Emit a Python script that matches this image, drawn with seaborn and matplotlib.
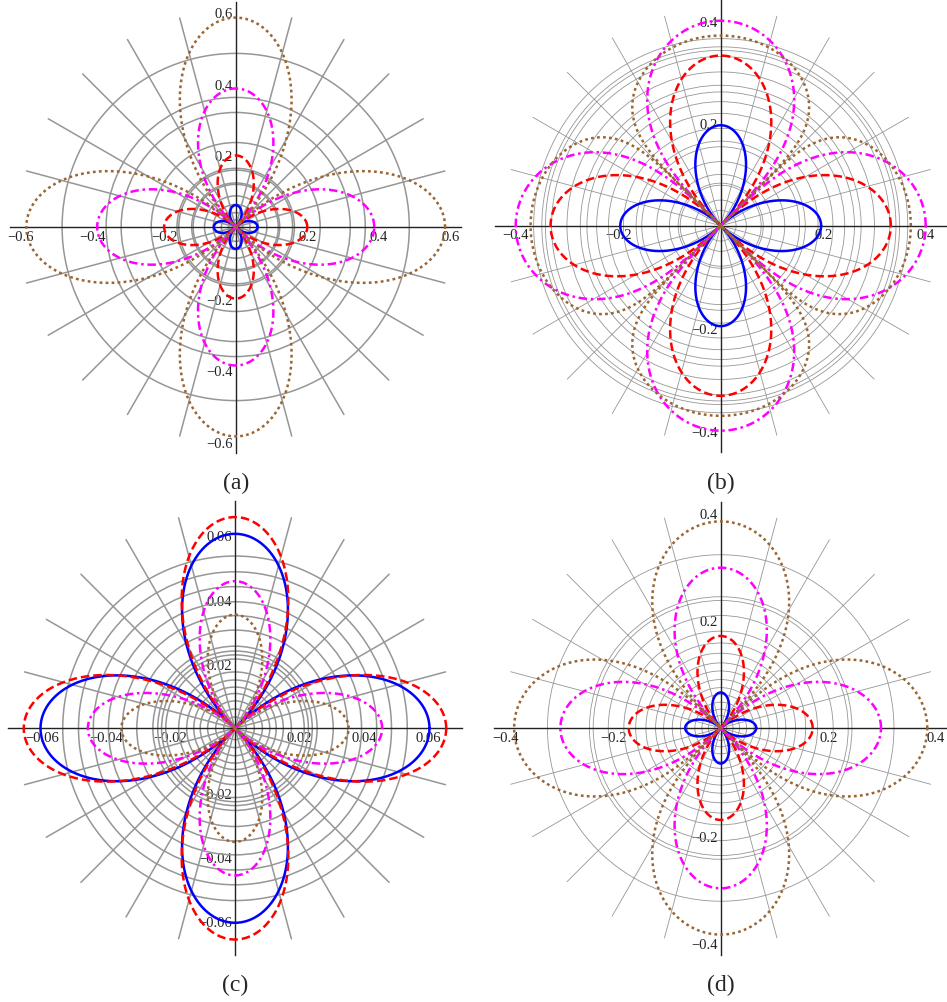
import matplotlib

matplotlib.use("Agg")

import matplotlib.pyplot as plt
import numpy as np
import pandas as pd
import seaborn as sns
from matplotlib.patches import Circle
from matplotlib.ticker import MultipleLocator, FixedLocator

W, H = 947, 1003

CURVES = ["blue", "red", "magenta", "brown"]
COLORS = {"blue": "#0000FF", "red": "#FF0000", "magenta": "#FF00FF", "brown": "#996633"}
DASHES = {"blue": "", "red": (3.4, 1.6), "magenta": (3.4, 1.5, 1.0, 1.5), "brown": (1.1, 1.3)}

# petal length (tip radius) and petal shape exponent of each curve, per panel
AMP_A = [0.061, 0.200, 0.387, 0.585]
EXP_A = [1.0, 1.2, 1.0, 1.05]
AMP_B = [0.196, 0.332, 0.400, 0.371]
EXP_B = [1.2, 0.8, 0.48, 0.2]
AMP_C = [0.0604, 0.0656, 0.0457, 0.0353]
EXP_C = [1.0, 1.2, 1.35, 1.35]
AMP_D = [0.066, 0.171, 0.298, 0.384]
EXP_D = [1.4, 1.2, 0.87, 0.6]

# radii of the gray grid circles
GRID_A = [0.02, 0.04, 0.063, 0.087, 0.119, 0.123, 0.159, 0.164, 0.236, 0.32, 0.362, 0.485]
GRID_B = [0.03, 0.05, 0.079, 0.083, 0.10, 0.125, 0.154, 0.165, 0.19, 0.219, 0.242,
          0.261, 0.274, 0.30, 0.33, 0.342, 0.349, 0.365]
GRID_C = [0.0035, 0.006, 0.0085, 0.0108, 0.0128, 0.015, 0.0175, 0.0215, 0.0228, 0.024,
          0.0255, 0.0305, 0.035, 0.0393, 0.044, 0.0486, 0.0535]
GRID_D = [0.011, 0.023, 0.035, 0.048, 0.062, 0.075, 0.09, 0.106, 0.121, 0.139, 0.158,
          0.18, 0.209, 0.237, 0.244, 0.322]

TICKS_A = [-0.6, -0.4, -0.2, 0.2, 0.4, 0.6]
TICKS_B = [-0.4, -0.2, 0.2, 0.4]
TICKS_C = [-0.06, -0.04, -0.02, 0.02, 0.04, 0.06]
TICKS_D = [-0.4, -0.2, 0.2, 0.4]

PANELS = [
    # label, amps, exps, grid, ticks, minor step, limit, center px, half px, label y, grid lw
    ("(a)", AMP_A, EXP_A, GRID_A, TICKS_A, 0.05, 0.63, (235.7, 228.0), 225.5, 483, 1.1),
    ("(b)", AMP_B, EXP_B, GRID_B, TICKS_B, 0.05, 0.441, (720.7, 226.7), 226.0, 483, 0.6),
    ("(c)", AMP_C, EXP_C, GRID_C, TICKS_C, 0.005, 0.0705, (235.0, 729.3), 227.0, 985, 1.1),
    ("(d)", AMP_D, EXP_D, GRID_D, TICKS_D, 0.05, 0.421, (720.7, 729.0), 226.5, 985, 0.6),
]


def tick_text(t):
    return f"{t:g}".replace("-", "\u2212")


def petal_frame(amps, exps):
    theta = np.linspace(0, 2 * np.pi, 2001)
    frames = []
    for name, amp, exp in zip(CURVES, amps, exps):
        r = amp * np.abs(np.cos(2 * theta)) ** exp
        frames.append(pd.DataFrame({"x": r * np.cos(theta), "y": r * np.sin(theta), "curve": name}))
    return pd.concat(frames, ignore_index=True)


def draw_grid(ax, radii, lim, lw):
    for r in radii:
        ax.add_patch(Circle((0, 0), r, fill=False, edgecolor="#969696", linewidth=lw, zorder=1))
    reach = 0.96 * lim
    for deg in range(15, 360, 15):
        if deg % 90 == 0:
            continue
        a = np.deg2rad(deg)
        ax.plot([0, reach * np.cos(a)], [0, reach * np.sin(a)], color="#969696", linewidth=lw, zorder=1)


def style_axes(ax, ticks, minor, lim):
    ax.set_xlim(-lim, lim)
    ax.set_ylim(-lim, lim)
    for side in ["top", "right"]:
        ax.spines[side].set_visible(False)
    for side in ["left", "bottom"]:
        ax.spines[side].set_position("zero")
        ax.spines[side].set_color("#222222")
        ax.spines[side].set_linewidth(1.0)
    ax.xaxis.set_major_locator(FixedLocator(ticks))
    ax.yaxis.set_major_locator(FixedLocator(ticks))
    ax.xaxis.set_minor_locator(MultipleLocator(minor))
    ax.yaxis.set_minor_locator(MultipleLocator(minor))
    ax.set_xticklabels([tick_text(t) for t in ticks])
    ax.set_yticklabels([tick_text(t) for t in ticks])
    ax.tick_params(which="major", direction="in", length=4.5, width=0.9, color="#222222",
                   labelsize=10.5, labelcolor="#222222", pad=2)
    ax.tick_params(which="minor", direction="in", length=2.5, width=0.7, color="#222222")
    ax.set_xlabel("")
    ax.set_ylabel("")
    ax.set_facecolor("none")


def main():
    sns.set_style("white")
    plt.rcParams["font.family"] = ["Liberation Serif", "DejaVu Serif"]

    fig = plt.figure(figsize=(W / 100, H / 100), dpi=100)
    fig.patch.set_facecolor("white")

    for label, amps, exps, grid, ticks, minor, lim, (cx, cy), half, ly, glw in PANELS:
        ax = fig.add_axes([(cx - half) / W, (H - cy - half) / H, 2 * half / W, 2 * half / H])
        draw_grid(ax, grid, lim, glw)
        df = petal_frame(amps, exps)
        sns.lineplot(data=df, x="x", y="y", hue="curve", style="curve", palette=COLORS,
                     dashes=DASHES, sort=False, estimator=None, legend=False,
                     linewidth=1.8, zorder=3, ax=ax)
        style_axes(ax, ticks, minor, lim)
        fig.text(cx / W, 1 - ly / H, label, ha="center", va="center", fontsize=17)

    fig.savefig("out.png", dpi=100, facecolor="white")


if __name__ == "__main__":
    main()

• GIVEN PROBLEM: Every line in the data that holds "matplotlib" should be copied out.

• CORRECT RESPONSE:
Emit a Python script that matches this image, drawn with seaborn and matplotlib.
import matplotlib
matplotlib.use("Agg")
import matplotlib.pyplot as plt
from matplotlib.patches import Circle
from matplotlib.ticker import MultipleLocator, FixedLocator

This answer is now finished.